## Aim
Retype the lines beneath this one, from the first through the line containing "const scd1Letters4h = ['b', 'ac'];". Pictures are left out.

## Material provided
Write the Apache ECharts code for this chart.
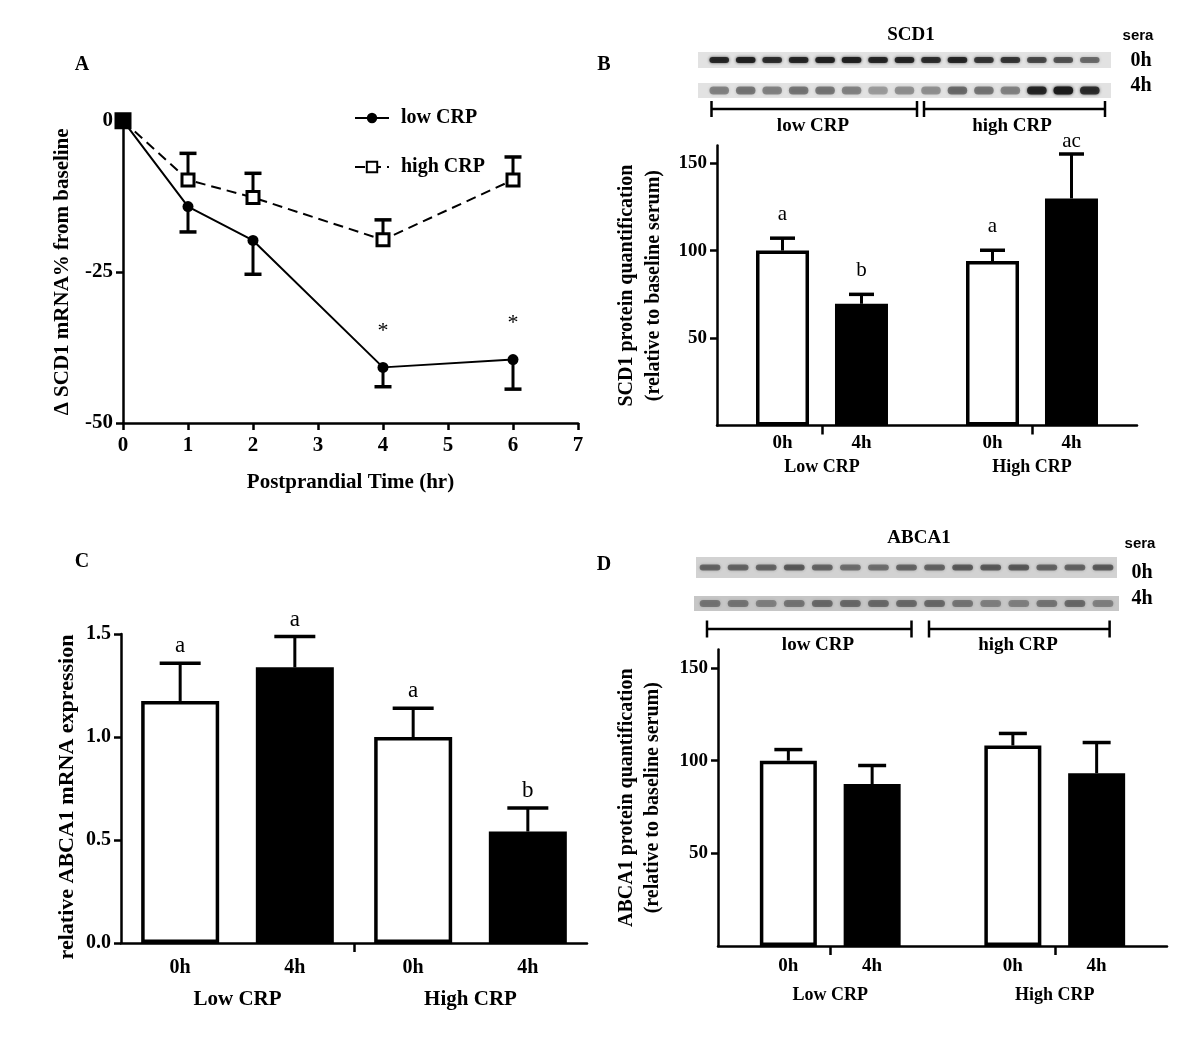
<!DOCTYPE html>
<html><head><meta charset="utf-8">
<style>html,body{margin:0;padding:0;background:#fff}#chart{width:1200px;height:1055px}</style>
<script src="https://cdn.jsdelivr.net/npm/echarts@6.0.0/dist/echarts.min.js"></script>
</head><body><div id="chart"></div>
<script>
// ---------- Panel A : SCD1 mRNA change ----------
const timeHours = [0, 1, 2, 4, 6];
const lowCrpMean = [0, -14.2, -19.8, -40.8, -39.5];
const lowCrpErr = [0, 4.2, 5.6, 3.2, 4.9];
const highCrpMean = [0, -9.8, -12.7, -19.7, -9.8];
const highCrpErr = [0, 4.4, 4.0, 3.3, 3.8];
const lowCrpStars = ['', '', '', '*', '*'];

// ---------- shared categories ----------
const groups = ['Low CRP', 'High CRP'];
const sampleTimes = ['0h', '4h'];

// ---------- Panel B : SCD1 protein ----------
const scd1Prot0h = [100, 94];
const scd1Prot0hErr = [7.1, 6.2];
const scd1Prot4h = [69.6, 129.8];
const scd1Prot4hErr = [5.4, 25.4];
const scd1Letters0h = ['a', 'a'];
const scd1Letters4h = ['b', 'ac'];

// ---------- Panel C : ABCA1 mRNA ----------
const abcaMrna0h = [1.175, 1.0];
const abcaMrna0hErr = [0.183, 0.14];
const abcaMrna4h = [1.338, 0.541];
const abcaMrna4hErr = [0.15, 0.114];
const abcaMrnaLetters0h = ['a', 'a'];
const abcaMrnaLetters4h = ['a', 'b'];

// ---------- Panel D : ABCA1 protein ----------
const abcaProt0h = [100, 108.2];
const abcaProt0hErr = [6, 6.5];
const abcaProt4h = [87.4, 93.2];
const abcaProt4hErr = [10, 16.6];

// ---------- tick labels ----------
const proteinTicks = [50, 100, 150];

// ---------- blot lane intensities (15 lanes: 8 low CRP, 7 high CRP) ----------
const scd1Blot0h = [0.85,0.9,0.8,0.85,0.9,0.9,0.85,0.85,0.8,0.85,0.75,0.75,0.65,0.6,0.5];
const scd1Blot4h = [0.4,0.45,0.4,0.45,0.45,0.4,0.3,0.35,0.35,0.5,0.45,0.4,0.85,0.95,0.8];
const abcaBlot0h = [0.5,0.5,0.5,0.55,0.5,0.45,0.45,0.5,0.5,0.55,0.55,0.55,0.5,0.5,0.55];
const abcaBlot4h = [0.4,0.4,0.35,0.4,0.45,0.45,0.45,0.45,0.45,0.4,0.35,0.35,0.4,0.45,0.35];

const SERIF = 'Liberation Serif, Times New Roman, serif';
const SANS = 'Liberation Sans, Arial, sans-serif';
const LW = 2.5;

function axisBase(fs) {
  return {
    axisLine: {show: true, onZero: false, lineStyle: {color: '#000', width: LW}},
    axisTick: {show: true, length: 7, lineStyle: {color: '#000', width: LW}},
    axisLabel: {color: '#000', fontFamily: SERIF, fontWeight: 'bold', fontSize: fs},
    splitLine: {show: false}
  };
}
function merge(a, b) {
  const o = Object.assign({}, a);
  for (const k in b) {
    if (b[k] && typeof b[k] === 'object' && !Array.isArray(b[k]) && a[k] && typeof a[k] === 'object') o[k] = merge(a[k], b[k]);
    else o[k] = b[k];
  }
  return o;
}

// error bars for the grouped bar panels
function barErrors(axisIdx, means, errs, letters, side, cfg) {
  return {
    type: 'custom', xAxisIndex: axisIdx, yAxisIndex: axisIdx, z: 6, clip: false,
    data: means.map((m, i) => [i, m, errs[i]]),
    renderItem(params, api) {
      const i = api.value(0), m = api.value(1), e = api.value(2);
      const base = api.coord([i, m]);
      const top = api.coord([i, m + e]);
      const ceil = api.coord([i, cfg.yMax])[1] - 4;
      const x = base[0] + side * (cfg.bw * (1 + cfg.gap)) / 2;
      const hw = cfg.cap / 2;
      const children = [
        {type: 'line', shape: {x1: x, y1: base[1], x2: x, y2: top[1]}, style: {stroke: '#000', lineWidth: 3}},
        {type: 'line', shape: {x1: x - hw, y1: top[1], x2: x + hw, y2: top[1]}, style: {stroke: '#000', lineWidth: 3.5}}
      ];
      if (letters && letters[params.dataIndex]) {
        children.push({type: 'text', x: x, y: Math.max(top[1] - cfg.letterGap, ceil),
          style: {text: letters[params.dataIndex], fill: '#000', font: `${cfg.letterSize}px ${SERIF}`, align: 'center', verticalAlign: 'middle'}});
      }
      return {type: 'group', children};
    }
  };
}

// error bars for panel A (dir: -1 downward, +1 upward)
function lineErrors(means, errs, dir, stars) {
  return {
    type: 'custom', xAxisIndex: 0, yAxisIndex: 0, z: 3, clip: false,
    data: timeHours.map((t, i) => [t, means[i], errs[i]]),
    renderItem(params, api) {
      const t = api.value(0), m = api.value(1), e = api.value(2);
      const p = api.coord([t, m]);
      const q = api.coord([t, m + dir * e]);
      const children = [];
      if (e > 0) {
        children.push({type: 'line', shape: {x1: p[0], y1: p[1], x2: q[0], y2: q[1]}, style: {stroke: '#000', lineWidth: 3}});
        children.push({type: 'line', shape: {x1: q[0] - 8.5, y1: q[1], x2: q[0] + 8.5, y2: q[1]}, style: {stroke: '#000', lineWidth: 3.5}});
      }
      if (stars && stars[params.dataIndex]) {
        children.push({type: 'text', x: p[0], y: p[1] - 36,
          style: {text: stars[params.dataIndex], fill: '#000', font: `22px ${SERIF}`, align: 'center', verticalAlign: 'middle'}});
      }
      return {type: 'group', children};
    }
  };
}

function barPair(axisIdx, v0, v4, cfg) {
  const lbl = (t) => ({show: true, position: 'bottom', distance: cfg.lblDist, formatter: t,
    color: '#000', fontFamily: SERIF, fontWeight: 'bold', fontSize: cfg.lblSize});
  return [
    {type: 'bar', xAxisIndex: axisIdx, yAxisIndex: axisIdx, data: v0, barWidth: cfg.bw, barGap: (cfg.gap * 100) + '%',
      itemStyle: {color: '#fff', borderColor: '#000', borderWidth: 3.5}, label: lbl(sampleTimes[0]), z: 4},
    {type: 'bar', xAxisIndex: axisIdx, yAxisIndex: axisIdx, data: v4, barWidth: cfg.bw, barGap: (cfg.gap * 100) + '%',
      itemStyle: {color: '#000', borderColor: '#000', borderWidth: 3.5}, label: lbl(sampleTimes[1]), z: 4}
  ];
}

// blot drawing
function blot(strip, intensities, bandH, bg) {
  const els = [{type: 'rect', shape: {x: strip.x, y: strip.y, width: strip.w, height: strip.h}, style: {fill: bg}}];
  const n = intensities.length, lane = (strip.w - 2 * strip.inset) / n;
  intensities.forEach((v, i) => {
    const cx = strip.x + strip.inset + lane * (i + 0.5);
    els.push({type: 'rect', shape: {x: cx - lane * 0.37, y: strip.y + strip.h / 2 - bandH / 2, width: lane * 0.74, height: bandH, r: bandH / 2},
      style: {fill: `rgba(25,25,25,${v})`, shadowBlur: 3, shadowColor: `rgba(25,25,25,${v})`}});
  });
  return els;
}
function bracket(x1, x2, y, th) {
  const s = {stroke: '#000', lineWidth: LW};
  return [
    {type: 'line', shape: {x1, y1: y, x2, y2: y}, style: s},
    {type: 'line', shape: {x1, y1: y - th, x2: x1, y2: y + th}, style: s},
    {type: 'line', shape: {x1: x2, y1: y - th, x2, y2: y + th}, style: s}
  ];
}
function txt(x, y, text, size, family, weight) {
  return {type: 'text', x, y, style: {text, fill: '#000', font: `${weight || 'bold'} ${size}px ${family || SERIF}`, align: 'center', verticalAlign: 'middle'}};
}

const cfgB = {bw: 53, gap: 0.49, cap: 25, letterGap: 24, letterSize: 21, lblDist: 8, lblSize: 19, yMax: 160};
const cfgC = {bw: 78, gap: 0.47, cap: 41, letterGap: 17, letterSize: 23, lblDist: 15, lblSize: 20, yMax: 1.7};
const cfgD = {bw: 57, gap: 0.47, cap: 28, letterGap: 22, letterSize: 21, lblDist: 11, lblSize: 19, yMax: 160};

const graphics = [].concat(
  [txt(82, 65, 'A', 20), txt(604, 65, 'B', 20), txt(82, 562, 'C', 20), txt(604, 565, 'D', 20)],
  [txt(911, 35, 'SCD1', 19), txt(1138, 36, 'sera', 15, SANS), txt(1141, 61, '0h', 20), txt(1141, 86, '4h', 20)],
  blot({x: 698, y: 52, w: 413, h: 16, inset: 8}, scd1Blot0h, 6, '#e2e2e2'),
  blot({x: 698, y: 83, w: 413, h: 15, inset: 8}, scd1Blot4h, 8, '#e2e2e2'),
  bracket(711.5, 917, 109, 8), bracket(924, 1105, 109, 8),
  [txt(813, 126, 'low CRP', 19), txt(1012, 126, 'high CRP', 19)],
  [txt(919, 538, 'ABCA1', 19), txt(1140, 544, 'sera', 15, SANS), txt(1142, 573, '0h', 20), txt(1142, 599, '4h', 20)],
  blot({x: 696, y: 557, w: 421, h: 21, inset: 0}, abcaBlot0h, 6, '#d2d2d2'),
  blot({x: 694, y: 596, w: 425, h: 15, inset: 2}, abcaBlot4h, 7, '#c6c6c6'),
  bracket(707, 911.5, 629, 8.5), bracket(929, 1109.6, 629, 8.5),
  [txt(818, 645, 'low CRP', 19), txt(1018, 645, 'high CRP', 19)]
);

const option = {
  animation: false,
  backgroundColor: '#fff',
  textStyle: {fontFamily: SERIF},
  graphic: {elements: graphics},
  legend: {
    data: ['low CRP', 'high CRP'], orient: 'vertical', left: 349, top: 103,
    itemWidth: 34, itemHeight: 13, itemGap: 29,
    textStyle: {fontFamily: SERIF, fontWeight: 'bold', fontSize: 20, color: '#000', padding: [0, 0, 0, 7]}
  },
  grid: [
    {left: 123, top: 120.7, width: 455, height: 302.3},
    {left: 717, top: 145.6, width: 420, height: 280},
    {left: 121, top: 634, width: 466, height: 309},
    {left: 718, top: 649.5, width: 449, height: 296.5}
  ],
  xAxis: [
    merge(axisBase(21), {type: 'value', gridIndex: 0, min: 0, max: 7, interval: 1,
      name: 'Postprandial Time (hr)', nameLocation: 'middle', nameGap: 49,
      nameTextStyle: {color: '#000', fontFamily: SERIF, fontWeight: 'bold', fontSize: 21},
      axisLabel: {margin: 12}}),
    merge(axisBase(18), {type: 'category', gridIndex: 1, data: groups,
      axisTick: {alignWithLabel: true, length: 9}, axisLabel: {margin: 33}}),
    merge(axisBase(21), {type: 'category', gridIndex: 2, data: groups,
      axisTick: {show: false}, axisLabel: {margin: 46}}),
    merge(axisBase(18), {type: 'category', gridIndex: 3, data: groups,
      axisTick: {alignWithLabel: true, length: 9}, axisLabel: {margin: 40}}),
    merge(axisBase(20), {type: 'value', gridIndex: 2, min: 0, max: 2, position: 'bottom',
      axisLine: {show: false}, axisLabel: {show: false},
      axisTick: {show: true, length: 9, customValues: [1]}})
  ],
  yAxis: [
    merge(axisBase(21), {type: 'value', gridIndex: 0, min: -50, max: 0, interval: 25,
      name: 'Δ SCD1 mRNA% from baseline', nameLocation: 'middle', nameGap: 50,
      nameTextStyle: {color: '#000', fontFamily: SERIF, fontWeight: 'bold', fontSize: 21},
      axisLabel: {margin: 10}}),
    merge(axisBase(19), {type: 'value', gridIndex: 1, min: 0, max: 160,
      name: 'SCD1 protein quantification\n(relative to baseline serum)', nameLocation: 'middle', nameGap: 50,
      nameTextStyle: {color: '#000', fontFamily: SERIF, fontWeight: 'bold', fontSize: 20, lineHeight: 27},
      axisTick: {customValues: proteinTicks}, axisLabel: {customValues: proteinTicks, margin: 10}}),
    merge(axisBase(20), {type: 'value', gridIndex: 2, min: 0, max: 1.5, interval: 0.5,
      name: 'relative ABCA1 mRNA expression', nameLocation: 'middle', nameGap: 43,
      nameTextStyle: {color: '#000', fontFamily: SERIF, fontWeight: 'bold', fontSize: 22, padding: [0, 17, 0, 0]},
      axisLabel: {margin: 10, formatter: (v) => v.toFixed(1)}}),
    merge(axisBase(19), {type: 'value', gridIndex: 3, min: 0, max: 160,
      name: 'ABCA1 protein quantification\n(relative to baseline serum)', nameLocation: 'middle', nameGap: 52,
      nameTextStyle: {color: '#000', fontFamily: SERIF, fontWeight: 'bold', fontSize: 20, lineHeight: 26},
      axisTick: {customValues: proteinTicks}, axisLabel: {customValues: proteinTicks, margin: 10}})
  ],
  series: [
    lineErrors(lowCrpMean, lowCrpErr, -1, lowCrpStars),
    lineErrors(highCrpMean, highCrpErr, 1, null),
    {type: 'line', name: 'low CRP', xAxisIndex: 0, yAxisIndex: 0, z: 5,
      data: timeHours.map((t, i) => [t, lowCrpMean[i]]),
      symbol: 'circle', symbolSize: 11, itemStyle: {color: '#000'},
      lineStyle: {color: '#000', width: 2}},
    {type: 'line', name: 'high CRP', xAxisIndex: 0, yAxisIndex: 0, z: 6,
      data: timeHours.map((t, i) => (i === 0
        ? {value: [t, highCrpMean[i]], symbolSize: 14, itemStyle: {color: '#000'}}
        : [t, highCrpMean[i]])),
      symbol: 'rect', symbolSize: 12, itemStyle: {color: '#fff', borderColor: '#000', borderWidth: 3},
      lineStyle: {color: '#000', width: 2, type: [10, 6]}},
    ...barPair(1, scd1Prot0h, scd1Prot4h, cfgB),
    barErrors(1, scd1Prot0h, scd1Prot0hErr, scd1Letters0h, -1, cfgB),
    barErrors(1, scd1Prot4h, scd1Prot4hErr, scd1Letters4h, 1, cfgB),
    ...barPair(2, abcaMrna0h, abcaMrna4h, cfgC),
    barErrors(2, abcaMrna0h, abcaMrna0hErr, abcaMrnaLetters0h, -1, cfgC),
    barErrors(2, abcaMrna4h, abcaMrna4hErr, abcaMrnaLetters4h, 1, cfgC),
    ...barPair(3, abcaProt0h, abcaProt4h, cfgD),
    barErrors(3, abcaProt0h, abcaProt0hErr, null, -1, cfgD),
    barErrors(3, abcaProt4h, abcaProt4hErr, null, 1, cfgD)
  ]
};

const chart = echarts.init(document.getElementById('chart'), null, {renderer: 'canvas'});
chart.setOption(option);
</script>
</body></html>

## Solution
Write the Apache ECharts code for this chart.
<!DOCTYPE html>
<html><head><meta charset="utf-8">
<style>html,body{margin:0;padding:0;background:#fff}#chart{width:1200px;height:1055px}</style>
<script src="https://cdn.jsdelivr.net/npm/echarts@6.0.0/dist/echarts.min.js"></script>
</head><body><div id="chart"></div>
<script>
// ---------- Panel A : SCD1 mRNA change ----------
const timeHours = [0, 1, 2, 4, 6];
const lowCrpMean = [0, -14.2, -19.8, -40.8, -39.5];
const lowCrpErr = [0, 4.2, 5.6, 3.2, 4.9];
const highCrpMean = [0, -9.8, -12.7, -19.7, -9.8];
const highCrpErr = [0, 4.4, 4.0, 3.3, 3.8];
const lowCrpStars = ['', '', '', '*', '*'];

// ---------- shared categories ----------
const groups = ['Low CRP', 'High CRP'];
const sampleTimes = ['0h', '4h'];

// ---------- Panel B : SCD1 protein ----------
const scd1Prot0h = [100, 94];
const scd1Prot0hErr = [7.1, 6.2];
const scd1Prot4h = [69.6, 129.8];
const scd1Prot4hErr = [5.4, 25.4];
const scd1Letters0h = ['a', 'a'];
const scd1Letters4h = ['b', 'ac'];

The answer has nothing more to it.